Online Program

Return to main conference page
Thursday, May 30
Data Science Techologies
Practice and Applications
Data Science Applications E-Posters, II
Thu, May 30, 5:30 PM - 6:30 PM
Grand Ballroom Foyer

Handling Missing Data in Cardiovascular Disease Prediction Using Neural Networks (306357)


Puneet Batra, Broad Institute 
Samuel Friedman, Broad Institute 
*Megan Shand, Broad Institute 
Kaan Yuksel, Broad Institute 

Keywords: Missing data, Neural Networks, Cardiovascular Disease, UKBiobank, Imputation

Missing data is a common problem in survey datasets. Here we compare solutions for missingness in UKBiobank surveys and physical measurements for 500,000 participants to predict Cardiovascular diseases (CVD). The need to integrate imaging and time-series data motivates the use of neural networks, which can be trained jointly across all data modalities and disease types, such as atrial fibrillation, coronary artery disease and myocardial infarction. Missingness is complex; survey answers can be absent, refused, unknown, censored, or truncated, and devices can emit errors, or impossible values. Out of thousands of variables, even features found to have above average importance for CVD prediction can have up to 95% missing values. This occurs for variables such as “Age diabetes diagnosed”, which demonstrates the need for careful consideration of the missingness. Simplistic solutions such as listwise deletion would both remove valuable signal and make training infeasible due to a lack of data.

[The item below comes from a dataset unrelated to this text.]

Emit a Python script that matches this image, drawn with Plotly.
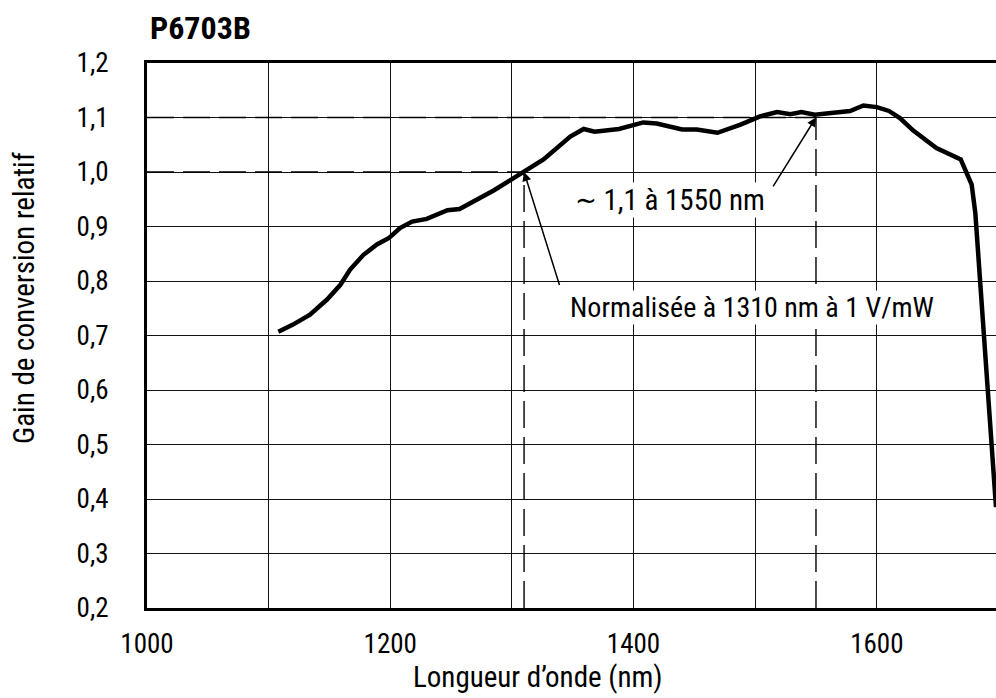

Here we evaluate several missing data techniques such as modeling the missingness explicitly and various imputation methods. Many missing values can reasonably be assumed to be Missing at Random given the many demographic covariates provided by UKBiobank. Baseline models with missingness modeled explicitly were tuned with feature selection using Random Forests and Bayesian Hyperparameter Optimization. Once reasonable models were selected, a comparison was made between modeling the missingness as separate channels in each input tensor, imputation, and a combination of both techniques. Models which accounted for missingness explicitly performed 4% worse at predicting CVD incidence than those that just imputed missing values. However, when predicting CVD prevalence, including a channel for missingness did not produce a significant difference between area under the ROC curves. As CVD incidence is of clinical importance, this demonstrates the benefit of imputation for Neural Networks.